- Digital cover

Single album by Hoshi X Woozi
- Released: March 10, 2025
- Length: 7:02
- Language: Korean; English;
- Label: Pledis; YG Plus;

Singles from Beam
- "96ers" Released: March 10, 2025;

= Beam (single album) =

Beam is the debut single album by Hoshi X Woozi, (Note: Also referred to as HxW.) a sub-unit of the South Korean boy band Seventeen. It was released on March 10, 2025, alongside its lead single "96ers".

== Background and release ==
On February 19, 2025, Pledis Entertainment announced a new Seventeen sub-unit comprising group members Hoshi and Woozi via a logo trailer, revealing that the pair would be debuting with a single album titled Beam. Promotional content for the album was released daily from February 26 onwards, with content released at 9:06 AM KST, a reference to the two members being born in 1996.
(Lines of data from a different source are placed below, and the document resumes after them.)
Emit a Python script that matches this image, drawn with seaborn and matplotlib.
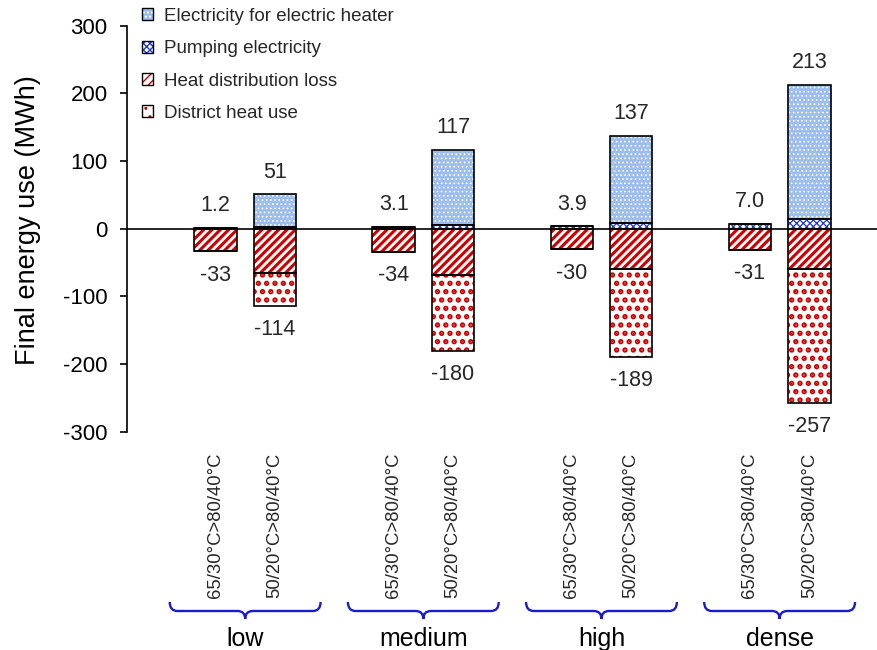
import numpy as np
import pandas as pd
import matplotlib
matplotlib.use("Agg")
import matplotlib.pyplot as plt
import seaborn as sns
from matplotlib.path import Path
from matplotlib.patches import PathPatch, Patch
from matplotlib.transforms import blended_transform_factory
from matplotlib.legend_handler import HandlerTuple

# ---- data (MWh), bars ordered low..dense, each pair = (65/30, 50/20) ----
densities = ["low", "medium", "high", "dense"]
cases = ["65/30°C>80/40°C", "50/20°C>80/40°C"]
heater = [0, 49, 0, 111, 0, 129, 0, 198]
pumping = [1.2, 2, 3.1, 6, 3.9, 8, 7.0, 15]
loss = [-33, -66, -34, -69, -30, -60, -31, -60]
district = [0, -48, 0, -111, 0, -129, 0, -197]

sns.set_theme(style="white")
plt.rcParams["font.family"] = ["Liberation Sans", "DejaVu Sans"]
plt.rcParams["axes.unicode_minus"] = False

pos = [g * 3 + k for g in range(len(densities)) for k in range(len(cases))]
df = pd.DataFrame({"pos": pos, "heater": heater, "pumping": pumping,
                   "loss": loss, "district": district})
df["pos_total"] = df["heater"] + df["pumping"]
df["neg_total"] = df["loss"] + df["district"]

fig = plt.figure(figsize=(8.77, 6.5), dpi=100)
ax = fig.add_axes([0.1448, 0.3358, 0.8552, 0.6247])

W = 0.715
styles = {
    "heater": dict(face="#9dbdec", hatch="....", hcolor="white", hlw=0.7),
    "pumping": dict(face="white", hatch="xxxxx", hcolor="#2238d0", hlw=0.9),
    "loss": dict(face="white", hatch="////", hcolor="#d00000", hlw=2.2),
    "district": dict(face="white", hatch="..", hcolor="#cc0000", hlw=2.6),
}


def layer(col, st):
    before = len(ax.patches)
    with plt.rc_context({"hatch.linewidth": st["hlw"]}):
        sns.barplot(data=df, x="pos", y=col, native_scale=True, width=W,
                    color=st["face"], saturation=1, hatch=st["hatch"],
                    edgecolor=st["hcolor"], linewidth=0, errorbar=None,
                    ax=ax, zorder=2)
    for p in ax.patches[before:]:
        if hasattr(p, "set_hatch_linewidth"):
            p.set_hatch_linewidth(st["hlw"])


# overlapping layers give the stacked look
layer("pos_total", styles["heater"])
layer("pumping", styles["pumping"])
layer("neg_total", styles["district"])
layer("loss", styles["loss"])

# black outlines around every segment
ol = dict(width=W, fill=False, edgecolor="black", linewidth=1.2, zorder=3)
ax.bar(df["pos"], df["pumping"], **ol)
ax.bar(df["pos"], df["heater"], bottom=df["pumping"], **ol)
ax.bar(df["pos"], df["loss"], **ol)
ax.bar(df["pos"], df["district"], bottom=df["loss"], **ol)

ax.axhline(0, color="black", lw=1.2, zorder=4)

# value labels
for i, r in df.iterrows():
    fmt = "{:.1f}" if i % 2 == 0 else "{:.0f}"
    ax.annotate(fmt.format(r["pos_total"]), xy=(r["pos"], r["pos_total"]),
                xytext=(0, 22), textcoords="offset pixels", ha="center",
                va="center", fontsize=15.5)
    ax.annotate("{:.0f}".format(r["neg_total"]), xy=(r["pos"], r["neg_total"]),
                xytext=(0, -24), textcoords="offset pixels", ha="center",
                va="center", fontsize=15.5)

ax.set_xlim(-1.49, 11.14)
ax.set_ylim(-300, 300)
ax.set_yticks(range(-300, 301, 100))
ax.set_xticks(pos)
ax.set_xticklabels([cases[k] for g in range(len(densities)) for k in range(len(cases))],
                   rotation=90, fontsize=13.3)
ax.tick_params(axis="x", length=0, pad=15)
ax.tick_params(axis="y", direction="out", length=5, width=1.2, pad=9,
               labelsize=16, colors="black", left=True)
for s in ["top", "right", "bottom"]:
    ax.spines[s].set_visible(False)
ax.spines["left"].set_color("black")
ax.spines["left"].set_linewidth(1.2)
ax.set_xlabel("")
ax.set_ylabel("Final energy use (MWh)", fontsize=19.5, color="black")
ax.yaxis.set_label_coords(-0.115, 0.52)

# curly braces and density labels under each group
tr = blended_transform_factory(ax.transData, fig.transFigure)
y_top, y_mid, y_tip = 1 - 602 / 650, 1 - 611 / 650, 1 - 619 / 650
half, c = 1.27, 0.13
for g, name in enumerate(densities):
    xc = g * 3 + 0.5
    x0, x1 = xc - half, xc + half
    verts = [(x0, y_top), (x0, y_mid), (x0 + c, y_mid),
             (xc - c, y_mid),
             (xc, y_mid), (xc, y_tip),
             (xc, y_mid), (xc + c, y_mid),
             (x1 - c, y_mid),
             (x1, y_mid), (x1, y_top)]
    codes = [Path.MOVETO, Path.CURVE3, Path.CURVE3,
             Path.LINETO,
             Path.CURVE3, Path.CURVE3,
             Path.CURVE3, Path.CURVE3,
             Path.LINETO,
             Path.CURVE3, Path.CURVE3]
    ax.add_patch(PathPatch(Path(verts, codes), transform=tr, fill=False,
                           edgecolor="#1a1ad0", lw=1.7, clip_on=False))
    ax.text(xc, 1 - 646 / 650, name, transform=tr, ha="center",
            va="baseline", fontsize=18, color="black")

# legend
order = ["heater", "pumping", "loss", "district"]
names = ["Electricity for electric heater", "Pumping electricity",
         "Heat distribution loss", "District heat use"]
handles = []
for k in order:
    st = styles[k]
    handles.append((Patch(facecolor=st["face"], hatch=st["hatch"],
                          edgecolor=st["hcolor"], linewidth=0),
                    Patch(fill=False, edgecolor="black", linewidth=1.0)))
fig.legend(handles, names, loc="upper left", bbox_to_anchor=(0.162, 0.988),
           frameon=False, fontsize=13.5, handlelength=0.6, handleheight=0.6,
           handletextpad=0.55, labelspacing=0.82, borderpad=0, borderaxespad=0,
           handler_map={tuple: HandlerTuple(ndivide=1, pad=0)})

fig.savefig("out.png", dpi=100)
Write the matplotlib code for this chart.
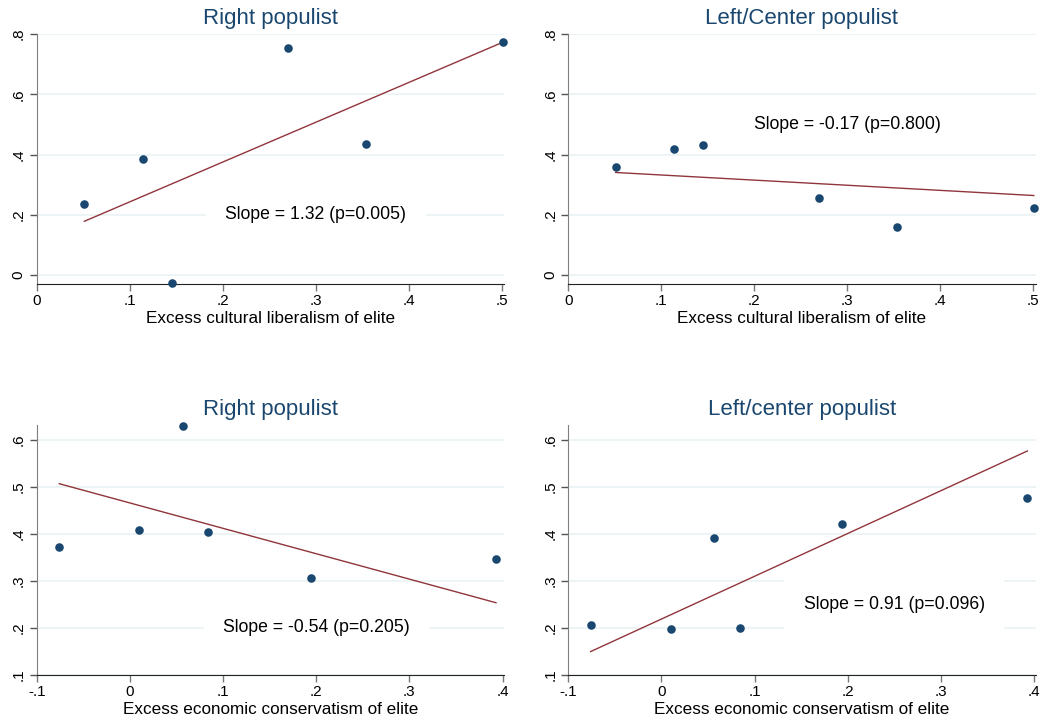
import numpy as np
import matplotlib
matplotlib.use('Agg')
import matplotlib.pyplot as plt

plt.rcParams['font.family'] = ['Liberation Sans', 'DejaVu Sans']

# data
cult_x = [0.051, 0.114, 0.145, 0.270, 0.354, 0.501]
right_cult_y = [0.235, 0.384, -0.027, 0.755, 0.434, 0.773]
left_cult_y = [0.359, 0.418, 0.431, 0.255, 0.159, 0.221]

econ_x = [-0.076, 0.010, 0.057, 0.084, 0.194, 0.393]
right_econ_y = [0.372, 0.408, 0.630, 0.404, 0.306, 0.346]
left_econ_y = [0.206, 0.198, 0.392, 0.199, 0.421, 0.477]

# fitted lines (slope, intercept) and labels
fit_slopes = [1.32, -0.17, -0.54, 0.91]
fit_intercepts = [0.111, 0.349, 0.466, 0.219]
fit_labels = ['Slope = 1.32 (p=0.005)', 'Slope = -0.17 (p=0.800)',
              'Slope = -0.54 (p=0.205)', 'Slope = 0.91 (p=0.096)']

titles = ['Right populist', 'Left/Center populist', 'Right populist', 'Left/center populist']
xlabels = ['Excess cultural liberalism of elite'] * 2 + ['Excess economic conservatism of elite'] * 2

cult_xticks = [0, 0.1, 0.2, 0.3, 0.4, 0.5]
cult_xticklabels = ['0', '.1', '.2', '.3', '.4', '.5']
cult_yticks = [0, 0.2, 0.4, 0.6, 0.8]
cult_yticklabels = ['0', '.2', '.4', '.6', '.8']
econ_xticks = [-0.1, 0, 0.1, 0.2, 0.3, 0.4]
econ_xticklabels = ['-.1', '0', '.1', '.2', '.3', '.4']
econ_yticks = [0.1, 0.2, 0.3, 0.4, 0.5, 0.6]
econ_yticklabels = ['.1', '.2', '.3', '.4', '.5', '.6']

navy = '#1a476f'
maroon = '#90353b'
grid = '#eaf2f3'

fig = plt.figure(figsize=(10.41, 7.24), dpi=100)

panels = [
    # rect, x, y, xlim, ylim, ticks, text position
    ([0.0355, 0.6077, 0.449, 0.3453], cult_x, right_cult_y, (0, 0.503), (-0.03, 0.8),
     cult_xticks, cult_xticklabels, cult_yticks, cult_yticklabels, (0.3, 0.2)),
    ([0.5459, 0.6077, 0.449, 0.3453], cult_x, left_cult_y, (0, 0.503), (-0.03, 0.8),
     cult_xticks, cult_xticklabels, cult_yticks, cult_yticklabels, (0.3, 0.5)),
    ([0.0355, 0.0677, 0.449, 0.3453], econ_x, right_econ_y, (-0.1, 0.402), (0.1, 0.632),
     econ_xticks, econ_xticklabels, econ_yticks, econ_yticklabels, (0.2, 0.2)),
    ([0.5459, 0.0677, 0.449, 0.3453], econ_x, left_econ_y, (-0.1, 0.402), (0.1, 0.632),
     econ_xticks, econ_xticklabels, econ_yticks, econ_yticklabels, (0.25, 0.25)),
]

for i, (rect, x, y, xlim, ylim, xt, xtl, yt, ytl, tpos) in enumerate(panels):
    ax = fig.add_axes(rect)
    ax.set_xlim(*xlim)
    ax.set_ylim(*ylim)
    ax.set_xticks(xt)
    ax.set_xticklabels(xtl, fontsize=11)
    ax.set_yticks(yt)
    ax.set_yticklabels(ytl, fontsize=11, rotation=90, va='center')
    for s in ['top', 'right']:
        ax.spines[s].set_visible(False)
    ax.spines['left'].set_color('#7f7f7f')
    ax.spines['bottom'].set_color('#222222')
    ax.tick_params(axis='y', length=5, width=1, color='#555555', pad=3)
    ax.tick_params(axis='x', length=5, width=1, color='#777777', pad=2)
    ax.yaxis.grid(True, color=grid, lw=1.2, zorder=0)
    ax.set_axisbelow(True)

    xs = np.array([min(x), max(x)])
    ax.plot(xs, fit_intercepts[i] + fit_slopes[i] * xs, color=maroon, lw=1.0, zorder=3)
    ax.scatter(x, y, s=38, color=navy, zorder=4, clip_on=False, linewidths=0)

    ax.text(tpos[0], tpos[1], fit_labels[i], fontsize=12.7, ha='center', va='center',
            zorder=2, bbox=dict(boxstyle='square,pad=1.1', fc='white', ec='none'))
    ax.set_title(titles[i], fontsize=16, color=navy, pad=7)
    ax.set_xlabel(xlabels[i], fontsize=12.3, labelpad=2.5)

fig.savefig('out.png', dpi=100, facecolor='white')
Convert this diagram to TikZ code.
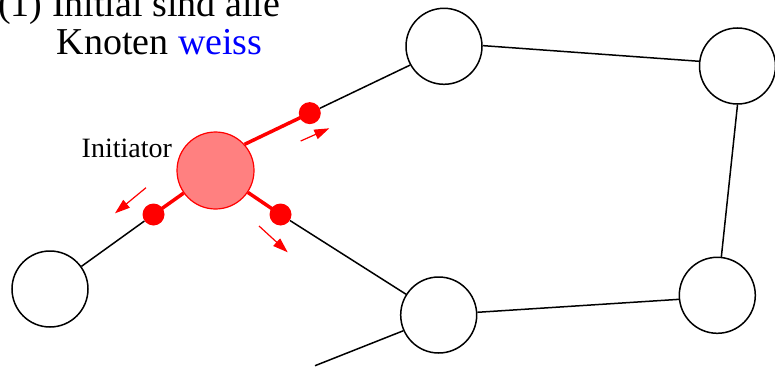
\documentclass[tikz,border=0pt]{standalone}
\usepackage{fontspec}
\setmainfont{Liberation Serif}
\usetikzlibrary{arrows.meta,calc}
\definecolor{initfill}{RGB}{255,128,128}
\begin{document}
\begin{tikzpicture}[x=1pt,y=-1pt,
  knot/.style={circle,draw=black,line width=1.5pt,minimum size=76pt,inner sep=0pt},
  starter/.style={circle,draw=red,fill=initfill,line width=1.2pt,minimum size=77pt,inner sep=0pt},
  msg/.style={circle,fill=red,minimum size=22pt,inner sep=0pt},
  link/.style={line width=1.5pt},
  hot/.style={red,line width=3.5pt},
  send/.style={red,line width=1.2pt,-{Triangle[length=15pt,width=10pt]}},
  big/.style={font=\fontsize{38}{38}\selectfont,inner sep=0pt,anchor=base west},
]
\useasboundingbox (0,0) rectangle (775,369);

% caption
\node[big] (cap1) at (-2,17) {(1) Initial sind alle};
\node[big] (cap2) at (56.5,55) {Knoten \textcolor{blue}{weiss}};
\node[font=\fontsize{28}{28}\selectfont,inner sep=0pt,anchor=base west] (lbl) at (81.5,157) {Initiator};

% graph nodes
\node[starter] (init) at (215.5,170.5) {};
\node[knot] (tm) at (444,46.3) {};
\node[knot] (tr) at (737.5,66) {};
\node[knot] (lb) at (50,289) {};
\node[knot] (bm) at (438.7,315) {};
\node[knot] (br) at (717.3,295.3) {};
\coordinate (loose) at (315,365.7);

% messages on their way
\node[msg] (d1) at ($(init.42)!0.394!(tm.209)$) {};
\node[msg] (d2) at (153.5,214.5) {};
\node[msg] (d3) at (280.5,214.5) {};

% edges
\draw[link] (tm.1) -- (tr.173.5);
\draw[link] (tr.-90) -- (br.84.5);
\draw[link] (br.186) -- (bm.4.5);
\draw[link] (bm.204) -- (loose);
\draw[link] (d1) -- (tm.209);
\draw[link] (d2) -- (lb);
\draw[link] (d3) -- (bm);
\draw[hot] (init.42) -- (d1.center);
\draw[hot] (init) -- (d2.center);
\draw[hot] (init) -- (d3.center);

% direction of the messages
\coordinate (a1s) at (300.7,141);
\coordinate (a1e) at (329.3,128.3);
\coordinate (a2s) at (146,187.7);
\coordinate (a2e) at (115,213.3);
\coordinate (a3s) at (259,226);
\coordinate (a3e) at (287.7,252.3);
\draw[send] (a1s) -- (a1e);
\draw[send] (a2s) -- (a2e);
\draw[send] (a3s) -- (a3e);
\end{tikzpicture}
\end{document}
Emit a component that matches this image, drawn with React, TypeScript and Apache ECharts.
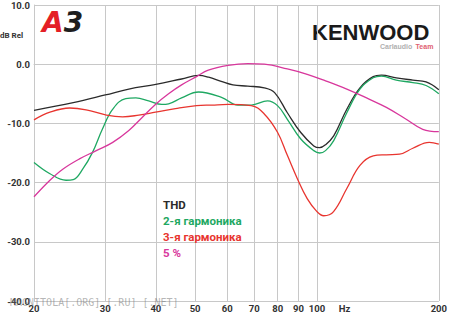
import React, { useEffect, useRef } from "react";
import * as echarts from "echarts";

const SERIES_NAMES = ["THD", "2-я гармоника", "3-я гармоника", "5 %"];
const SERIES_COLORS = ["#2b2b2b", "#1fa862", "#e8352f", "#d8379c"];

const X_TICK_FREQS = [20, 30, 40, 50, 60, 70, 80, 90, 100, 200];
const X_UNIT_FREQ = 117; // where the "Hz" label sits
const Y_MIN = -40;
const Y_MAX = 10;
const Y_STEP = 10;

const thdFreq = [20, 25, 30, 34.3, 40, 46.3, 51, 54, 58, 62, 67.5, 74.1, 78.6, 84.5, 91.1, 98.2, 101.5, 105, 110, 118.5, 127.7, 137.7, 144.3, 157, 172.5, 186, 200];
const thdDb = [-7.8, -6.5, -5.2, -4.2, -3.4, -2.5, -1.9, -2.2, -2.9, -3.5, -3.7, -4.0, -4.8, -8.2, -11.5, -13.8, -14.1, -13.6, -12.1, -7.6, -4.0, -2.1, -1.85, -2.3, -2.7, -3.0, -4.3];

const h2Freq = [20, 21.9, 24, 25, 26.4, 27.9, 29.5, 31.3, 33.7, 35.7, 38.4, 41.4, 43, 46.3, 51, 58.1, 63.8, 68.8, 75.5, 79.9, 84.5, 91.1, 98.2, 101.5, 105, 110, 118.5, 127.7, 137.7, 144.3, 157, 172.5, 186, 200];
const h2Db = [-16.6, -18.5, -19.6, -19.5, -17.7, -14.9, -11.0, -7.6, -5.8, -5.7, -6.2, -6.8, -6.7, -5.7, -4.7, -5.6, -6.9, -6.9, -6.2, -7.0, -9.3, -12.6, -14.6, -15.0, -14.6, -12.9, -8.2, -4.2, -2.3, -2.0, -2.7, -3.1, -3.6, -5.0];

const h3Freq = [20, 21.9, 24.5, 26.9, 30.2, 33.1, 36.3, 39.9, 44.7, 50.4, 55, 60.3, 68.8, 74.1, 79.9, 84.5, 89.4, 94.6, 100, 103.9, 109.9, 118.5, 127.7, 137.7, 148.4, 160, 172.5, 189.4, 200];
const h3Db = [-9.4, -8.1, -7.4, -7.7, -8.6, -8.9, -8.6, -8.1, -7.5, -7.0, -6.9, -6.8, -7.0, -8.4, -11.5, -15.4, -19.3, -22.7, -24.9, -25.6, -24.9, -21.0, -17.1, -15.5, -15.3, -15.2, -14.2, -13.2, -13.5];

const p5Freq = [20, 21.9, 23.6, 25.9, 28.5, 31.3, 34.3, 37, 39.9, 43, 46.3, 50.4, 53.9, 60.3, 67.5, 74.1, 84.5, 94.6, 104, 118.5, 132.6, 148.4, 166.1, 182.5, 200];
const p5Db = [-22.4, -19.6, -17.7, -16.0, -14.6, -13.2, -11.2, -9.0, -6.8, -5.0, -3.5, -2.1, -1.0, -0.2, 0.1, 0.0, -0.8, -1.7, -2.7, -4.2, -5.7, -7.3, -9.3, -11.0, -11.4];

const SERIES_DATA = [
  [thdFreq, thdDb],
  [h2Freq, h2Db],
  [h3Freq, h3Db],
  [p5Freq, p5Db],
];

const AXIS_FONT = "Roboto";

export default function App() {
  const ref = useRef<HTMLDivElement>(null);

  useEffect(() => {
    if (!ref.current) return;
    const chart = echarts.init(ref.current, undefined, { renderer: "svg" });
    const lg = Math.log10;

    const series = SERIES_DATA.map(([fs, ds], i) => ({
      type: "line",
      name: SERIES_NAMES[i],
      data: fs.map((f, j) => [lg(f), ds[j]]),
      showSymbol: false,
      smooth: 0.4,
      lineStyle: { color: SERIES_COLORS[i], width: 1.3 },
      itemStyle: { color: SERIES_COLORS[i] },
      z: 3,
    }));

    chart.setOption({
      animation: false,
      backgroundColor: "#ffffff",
      grid: { left: 34, right: 7, top: 4, bottom: 11, containLabel: false },
      xAxis: {
        type: "value",
        min: lg(20),
        max: lg(200),
        axisLine: { show: true, lineStyle: { color: "#c8c8c8", width: 1 } },
        axisTick: { show: false, customValues: X_TICK_FREQS.map(lg) },
        splitLine: { show: true, lineStyle: { color: "#c8c8c8", width: 1 } },
        axisLabel: {
          customValues: [...X_TICK_FREQS, X_UNIT_FREQ].map(lg),
          formatter: (v: number) => {
            const f = Math.pow(10, v);
            if (Math.abs(f - X_UNIT_FREQ) < 0.5) return "Hz";
            return String(Math.round(f));
          },
          color: "#333",
          fontSize: 9.5,
          fontWeight: "bold",
          fontFamily: AXIS_FONT,
          margin: 2,
        },
      },
      yAxis: {
        type: "value",
        min: Y_MIN,
        max: Y_MAX,
        interval: Y_STEP,
        axisLine: { show: true, lineStyle: { color: "#c8c8c8", width: 1 } },
        axisTick: { show: false },
        splitLine: { show: true, lineStyle: { color: "#c8c8c8", width: 1 } },
        axisLabel: {
          formatter: (v: number) => v.toFixed(1),
          color: "#333",
          fontSize: 9.5,
          fontWeight: "bold",
          fontFamily: AXIS_FONT,
          margin: 4,
        },
      },
      legend: {
        orient: "vertical",
        left: 157,
        top: 198,
        padding: 0,
        itemWidth: 0,
        itemHeight: 0,
        itemGap: 3,
        selectedMode: false,
        textStyle: { fontSize: 11.5, fontWeight: "bold", fontFamily: AXIS_FONT, lineHeight: 13 },
        data: SERIES_NAMES.map((n, i) => ({ name: n, textStyle: { color: SERIES_COLORS[i] } })),
      },
      graphic: [
        {
          type: "text",
          left: 0,
          top: 31,
          style: { text: "dB Rel", fontSize: 8, fontWeight: "bold", fontFamily: AXIS_FONT, fill: "#333" },
        },
        {
          type: "text",
          left: 42,
          top: 8,
          style: {
            text: "{a|A}{b|3}",
            rich: {
              a: { fill: "#e41f26", fontSize: 28, fontWeight: 900, fontStyle: "italic", fontFamily: "DejaVu Sans" },
              b: { fill: "#1e1e1e", fontSize: 28, fontWeight: 900, fontStyle: "italic", fontFamily: "DejaVu Sans" },
            },
          },
        },
        {
          type: "text",
          left: 312,
          top: 21,
          style: { text: "KENWOOD", fontSize: 22, fontWeight: "bold", fontFamily: "Liberation Sans", fill: "#1a1a1a" },
        },
        {
          type: "text",
          left: 380,
          top: 40,
          style: {
            text: "{g|Carlaudio} {r|Team}",
            rich: {
              g: { fill: "#b0b0b0", fontSize: 7, fontWeight: "bold", fontFamily: "Liberation Sans" },
              r: { fill: "#e06070", fontSize: 7, fontWeight: "bold", fontFamily: "Liberation Sans" },
            },
          },
        },
        {
          type: "text",
          left: 10,
          top: 297,
          style: { text: "MAGNITOLA[.ORG] [.RU] [.NET]", fontSize: 10, fontFamily: "DejaVu Sans Mono", fill: "rgba(120,120,120,0.55)" },
          z: 10,
        },
      ],
      series,
    });

    return () => chart.dispose();
  }, []);

  return (
    <div
      ref={ref}
      style={{ position: "fixed", left: 0, top: 0, width: 450, height: 313, background: "#fff" }}
    />
  );
}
The track list was released on March 1, revealing Beams lead single "96ers", as well as outlining the credits for the EP's three songs. A teaser trailer was released on March 4 featuring a snippet of "Pinocchio" against visuals of intense silhouetted dancing controlled by a hand. Two teasers for the lead single's music video were released on March 8 and 9.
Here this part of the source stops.